Таким образом, человеку дано принять свои противоречия. Обнаружить в гордости смирение, в великодушии — бесхитростность и чистосердечие, в правосудии — милосердие. Выбора нет: должно наделять смыслом то, что, быть может, его лишено, и научиться распознавать благодать в безликом, безымянном страдании.
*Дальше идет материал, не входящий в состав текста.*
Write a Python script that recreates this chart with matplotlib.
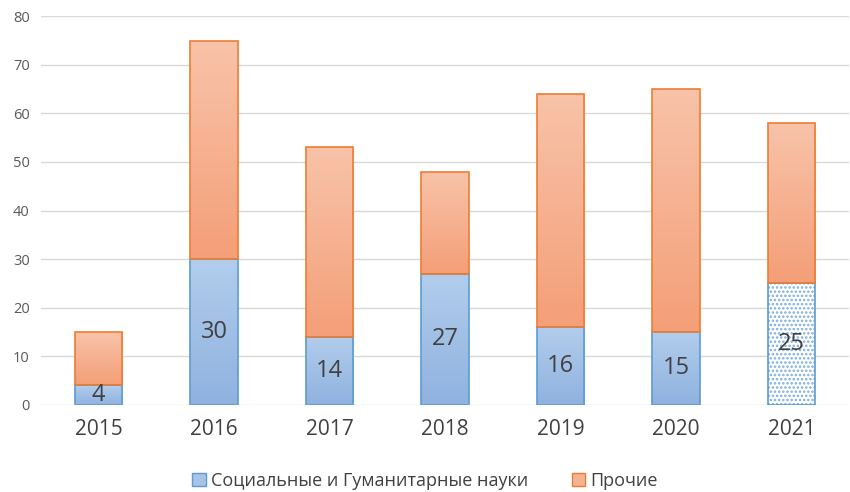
import numpy as np
import matplotlib
matplotlib.use("Agg")
import matplotlib.pyplot as plt
from matplotlib.patches import Patch

plt.rcParams['font.family'] = ['Open Sans', 'DejaVu Sans']
plt.rcParams['hatch.linewidth'] = 1.2

years = ['2015', '2016', '2017', '2018', '2019', '2020', '2021']
social = [4, 30, 14, 27, 16, 15, 25]
other = [11, 45, 39, 21, 48, 50, 33]
legend_labels = ['Социальные и Гуманитарные науки', 'Прочие']

blue_edge = '#5b9bd5'
orange_edge = '#ed7d31'


def gradient_fill(ax, bar, top_color, bottom_color):
    x0, y0 = bar.get_x(), bar.get_y()
    w, h = bar.get_width(), bar.get_height()
    c1 = np.array(matplotlib.colors.to_rgb(top_color))
    c2 = np.array(matplotlib.colors.to_rgb(bottom_color))
    t = np.linspace(0, 1, 64)[:, None]
    img = (c1 * (1 - t) + c2 * t)[:, None, :]
    im = ax.imshow(img, extent=[x0, x0 + w, y0, y0 + h], aspect='auto',
                   zorder=bar.get_zorder() - 0.1, origin='upper')
    im.set_clip_path(bar)


fig = plt.figure(figsize=(8.5, 4.92), dpi=100)
ax = fig.add_axes([0.048, 0.177, 0.951, 0.79])

x = np.arange(len(years))
bw = 0.41
bars_s = ax.bar(x, social, bw, facecolor='none', edgecolor=blue_edge, linewidth=1.2, zorder=3)
bars_o = ax.bar(x, other, bw, bottom=social, facecolor='none', edgecolor=orange_edge,
                linewidth=1.2, zorder=3)

for i, b in enumerate(bars_s):
    if i == len(bars_s) - 1:
        b.set_facecolor('white')
        b.set_hatch('....')
        b._hatch_color = matplotlib.colors.to_rgba('#7aaee0')
    else:
        gradient_fill(ax, b, '#b2cdec', '#8fb2df')
for b in bars_o:
    gradient_fill(ax, b, '#f8c3a9', '#f49f78')

for i, b in enumerate(bars_s):
    ax.text(b.get_x() + bw / 2, social[i] / 2, str(social[i]), ha='center', va='center',
            fontsize=17, color='#404040', zorder=5)

ax.set_xlim(-0.5, len(years) - 0.5)
ax.set_ylim(0, 80)
ax.set_yticks(range(0, 81, 10))
ax.set_xticks(x)
ax.set_xticklabels(years, fontsize=15, color='#404040')
ax.tick_params(axis='y', labelsize=10.5, colors='#595959', length=0, pad=8)
ax.tick_params(axis='x', length=0, pad=10)
ax.grid(axis='y', color='#d9d9d9', linewidth=1)
ax.set_axisbelow(True)
for s in ax.spines.values():
    s.set_visible(False)

handles = [Patch(facecolor='#a7c3e8', edgecolor=blue_edge),
           Patch(facecolor='#f6b394', edgecolor=orange_edge)]
fig.legend(handles, legend_labels, loc='center', bbox_to_anchor=(0.5, 0.022),
           ncol=2, frameon=False, fontsize=13, handlelength=0.75, handleheight=0.75,
           columnspacing=2.4, handletextpad=0.3, labelcolor='#404040')

fig.savefig('out.png', dpi=100)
Конечно, соглашаясь последовать за Баал-Шемом к последнему пределу восприятия, мы рискуем оказаться в мире, который реальным никак не назовешь. Самому Баал-Шему пришлось заплатить за это. Особенно к концу жизни он стал проявлять все возрастающие признаки раздражения и душевного угнетения и выражался «противно законам языка». Он, посвятивший столько труда тому, чтобы его понимали, уже не мог этого добиться. Лица, происшествия, слова — он все забыл. Он потерял контакт с окружающими. Он бился головой о деревья, совершал какие-то странные, напоминающие пляску, телодвижения. Бешт раскаивался в том, что пользовался своей силой. Он перестал быть собой.
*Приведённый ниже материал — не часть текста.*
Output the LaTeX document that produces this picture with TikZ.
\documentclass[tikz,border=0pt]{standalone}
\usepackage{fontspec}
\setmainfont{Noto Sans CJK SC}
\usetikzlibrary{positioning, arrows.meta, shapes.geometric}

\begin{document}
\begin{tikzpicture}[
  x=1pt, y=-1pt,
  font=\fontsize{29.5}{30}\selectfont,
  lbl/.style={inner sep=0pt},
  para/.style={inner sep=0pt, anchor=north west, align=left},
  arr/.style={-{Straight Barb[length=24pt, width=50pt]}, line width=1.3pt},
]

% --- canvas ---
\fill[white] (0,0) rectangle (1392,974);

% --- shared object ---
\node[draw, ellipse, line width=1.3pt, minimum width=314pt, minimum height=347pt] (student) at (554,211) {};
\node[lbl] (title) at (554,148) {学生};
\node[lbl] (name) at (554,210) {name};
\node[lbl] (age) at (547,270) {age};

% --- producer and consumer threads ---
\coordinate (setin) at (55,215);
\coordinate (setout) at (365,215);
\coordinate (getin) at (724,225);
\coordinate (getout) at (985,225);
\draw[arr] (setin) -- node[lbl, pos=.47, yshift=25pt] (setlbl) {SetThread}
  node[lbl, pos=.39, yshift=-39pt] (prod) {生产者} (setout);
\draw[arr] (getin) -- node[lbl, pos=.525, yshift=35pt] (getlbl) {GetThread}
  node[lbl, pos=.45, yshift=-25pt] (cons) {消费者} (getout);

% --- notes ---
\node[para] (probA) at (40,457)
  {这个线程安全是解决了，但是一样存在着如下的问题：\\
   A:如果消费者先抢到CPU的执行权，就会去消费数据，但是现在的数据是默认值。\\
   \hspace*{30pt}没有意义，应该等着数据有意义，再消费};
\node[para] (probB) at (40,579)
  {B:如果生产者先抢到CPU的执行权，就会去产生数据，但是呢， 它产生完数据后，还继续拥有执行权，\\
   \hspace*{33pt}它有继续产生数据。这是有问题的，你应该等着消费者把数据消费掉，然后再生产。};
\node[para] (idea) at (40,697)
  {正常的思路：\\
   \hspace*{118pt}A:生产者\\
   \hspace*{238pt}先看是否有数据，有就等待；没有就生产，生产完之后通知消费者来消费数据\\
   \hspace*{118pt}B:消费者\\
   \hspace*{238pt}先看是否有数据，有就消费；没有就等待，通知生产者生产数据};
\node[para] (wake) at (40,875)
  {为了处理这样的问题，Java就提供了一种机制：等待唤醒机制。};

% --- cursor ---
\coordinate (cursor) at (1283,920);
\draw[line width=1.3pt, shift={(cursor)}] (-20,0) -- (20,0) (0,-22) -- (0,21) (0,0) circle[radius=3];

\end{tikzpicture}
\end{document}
Однажды он говорил дольше обычного, и слова его были еще зажигательнее, чем всегда. Зачарованные ученики отдавали себе отчет в том, что присутствуют при неповторимом событии. Внезапно он остановился. И забыл все, что сказал. Забыл, что вообще говорил. Приблизительно в то же время случилось другое происшествие: как-то в микве Баал-Шем вдруг почувствовал, что погружается в воду. И только крик ученика: «Учитель!» — вернул его на поверхность.

Он сжег свою жизнь. И дал слишком много обещаний, которые Богу неугодно было исполнить.

В шестьдесят лет он заболел: внутренности разрывали его на части. Был Песах.